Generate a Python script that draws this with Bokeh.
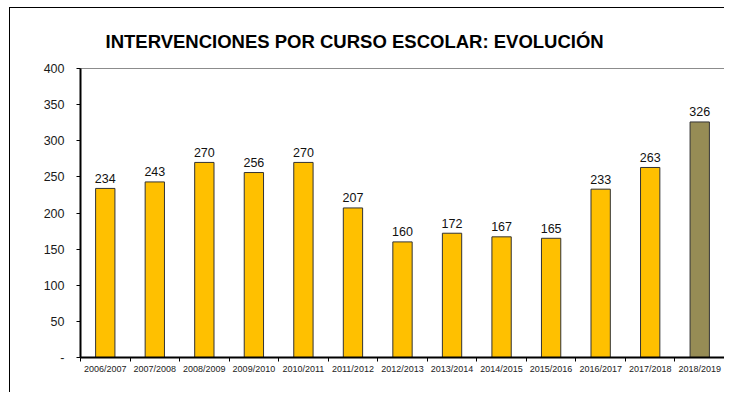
from bokeh.plotting import figure
from bokeh.models import (Range1d, FixedTicker, LinearAxis, ColumnDataSource)
from bokeh.core.properties import value
from bokeh.embed import file_html
from bokeh.resources import INLINE

cursos = ["2006/2007", "2007/2008", "2008/2009", "2009/2010", "2010/2011", "2011/2012",
          "2012/2013", "2013/2014", "2014/2015", "2015/2016", "2016/2017", "2017/2018", "2018/2019"]
intervenciones = [234, 243, 270, 256, 270, 207, 160, 172, 167, 165, 233, 263, 326]
colores = ["#FFC000"] * 12 + ["#968C55"]
y_ticks = [0, 50, 100, 150, 200, 250, 300, 350, 400]

FONT = "Liberation Sans"

n = len(cursos)
centros = [i + 0.5 for i in range(n)]          # category slot centres
limites = list(range(n + 1))                    # category slot boundaries

src = ColumnDataSource(dict(x=centros, y=intervenciones, c=colores,
                            t=[str(v) for v in intervenciones]))

p = figure(width=715, height=385, output_backend="svg", toolbar_location=None,
           x_range=Range1d(0, n), y_range=Range1d(0, 400),
           x_axis_location=None, min_border_left=70, min_border_right=1,
           min_border_top=60, min_border_bottom=36,
           title="INTERVENCIONES POR CURSO ESCOLAR: EVOLUCIÓN")
p.styles = {"margin-left": "9px", "margin-top": "7px",
            "border-top": "1px solid #000", "border-left": "1px solid #000"}

p.title.text_font = FONT
p.title.text_font_size = "18.5px"
p.title.text_font_style = "bold"
p.title.text_color = "#000000"
p.title.align = "left"
p.title.offset = 25
p.title.standoff = 33

p.xgrid.visible = False
p.ygrid.visible = False
p.outline_line_color = "#8c8c8c"
p.outline_line_width = 1
p.background_fill_color = "white"
p.border_fill_color = "white"

# y axis
ya = p.yaxis[0]
ya.ticker = FixedTicker(ticks=y_ticks)
ya.major_label_overrides = {0: "-"}
ya.axis_line_width = 2
ya.axis_line_color = "#000000"
ya.major_tick_in = 0
ya.major_tick_out = 4
ya.major_tick_line_color = "#000000"
ya.minor_tick_line_color = None
ya.major_label_text_font = FONT
ya.major_label_text_font_size = "12.5px"
ya.major_label_text_color = "#1a1a1a"
ya.major_label_standoff = 12

# x axis: labels at slot centres, tick marks at slot boundaries
xa = LinearAxis(ticker=FixedTicker(ticks=centros, minor_ticks=limites),
                major_label_overrides={c: name for c, name in zip(centros, cursos)})
xa.axis_line_width = 2
xa.axis_line_color = "#000000"
xa.major_tick_line_color = None
xa.major_tick_in = 0
xa.major_tick_out = 0
xa.minor_tick_line_color = "#000000"
xa.minor_tick_in = 0
xa.minor_tick_out = 4
xa.major_label_text_font = FONT
xa.major_label_text_font_size = "9px"
xa.major_label_text_color = "#222222"
xa.major_label_standoff = 2
p.add_layout(xa, "below")

p.vbar(x="x", top="y", width=0.39, bottom=0, source=src, fill_color="c",
       line_color="#333333", line_width=1)

p.text(x="x", y="y", text="t", source=src, text_align="center", text_baseline="alphabetic",
       y_offset=-10, text_font=value(FONT), text_font_size="12.5px", text_color="#111111")

open("out.html", "w").write(file_html(p, INLINE))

--

## EXERCISE TASK
Copy the material above exactly and drop the pictures.

## RESULT
Generate a Python script that draws this with Bokeh.
from bokeh.plotting import figure
from bokeh.models import (Range1d, FixedTicker, LinearAxis, ColumnDataSource)
from bokeh.core.properties import value
from bokeh.embed import file_html
from bokeh.resources import INLINE

cursos = ["2006/2007", "2007/2008", "2008/2009", "2009/2010", "2010/2011", "2011/2012",
          "2012/2013", "2013/2014", "2014/2015", "2015/2016", "2016/2017", "2017/2018", "2018/2019"]
intervenciones = [234, 243, 270, 256, 270, 207, 160, 172, 167, 165, 233, 263, 326]
colores = ["#FFC000"] * 12 + ["#968C55"]
y_ticks = [0, 50, 100, 150, 200, 250, 300, 350, 400]

FONT = "Liberation Sans"

n = len(cursos)
centros = [i + 0.5 for i in range(n)]          # category slot centres
limites = list(range(n + 1))                    # category slot boundaries

src = ColumnDataSource(dict(x=centros, y=intervenciones, c=colores,
                            t=[str(v) for v in intervenciones]))

p = figure(width=715, height=385, output_backend="svg", toolbar_location=None,
           x_range=Range1d(0, n), y_range=Range1d(0, 400),
           x_axis_location=None, min_border_left=70, min_border_right=1,
           min_border_top=60, min_border_bottom=36,
           title="INTERVENCIONES POR CURSO ESCOLAR: EVOLUCIÓN")
p.styles = {"margin-left": "9px", "margin-top": "7px",
            "border-top": "1px solid #000", "border-left": "1px solid #000"}

p.title.text_font = FONT
p.title.text_font_size = "18.5px"
p.title.text_font_style = "bold"
p.title.text_color = "#000000"
p.title.align = "left"
p.title.offset = 25
p.title.standoff = 33

p.xgrid.visible = False
p.ygrid.visible = False
p.outline_line_color = "#8c8c8c"
p.outline_line_width = 1
p.background_fill_color = "white"
p.border_fill_color = "white"

# y axis
ya = p.yaxis[0]
ya.ticker = FixedTicker(ticks=y_ticks)
ya.major_label_overrides = {0: "-"}
ya.axis_line_width = 2
ya.axis_line_color = "#000000"
ya.major_tick_in = 0
ya.major_tick_out = 4
ya.major_tick_line_color = "#000000"
ya.minor_tick_line_color = None
ya.major_label_text_font = FONT
ya.major_label_text_font_size = "12.5px"
ya.major_label_text_color = "#1a1a1a"
ya.major_label_standoff = 12

# x axis: labels at slot centres, tick marks at slot boundaries
xa = LinearAxis(ticker=FixedTicker(ticks=centros, minor_ticks=limites),
                major_label_overrides={c: name for c, name in zip(centros, cursos)})
xa.axis_line_width = 2
xa.axis_line_color = "#000000"
xa.major_tick_line_color = None
xa.major_tick_in = 0
xa.major_tick_out = 0
xa.minor_tick_line_color = "#000000"
xa.minor_tick_in = 0
xa.minor_tick_out = 4
xa.major_label_text_font = FONT
xa.major_label_text_font_size = "9px"
xa.major_label_text_color = "#222222"
xa.major_label_standoff = 2
p.add_layout(xa, "below")

p.vbar(x="x", top="y", width=0.39, bottom=0, source=src, fill_color="c",
       line_color="#333333", line_width=1)

p.text(x="x", y="y", text="t", source=src, text_align="center", text_baseline="alphabetic",
       y_offset=-10, text_font=value(FONT), text_font_size="12.5px", text_color="#111111")

open("out.html", "w").write(file_html(p, INLINE))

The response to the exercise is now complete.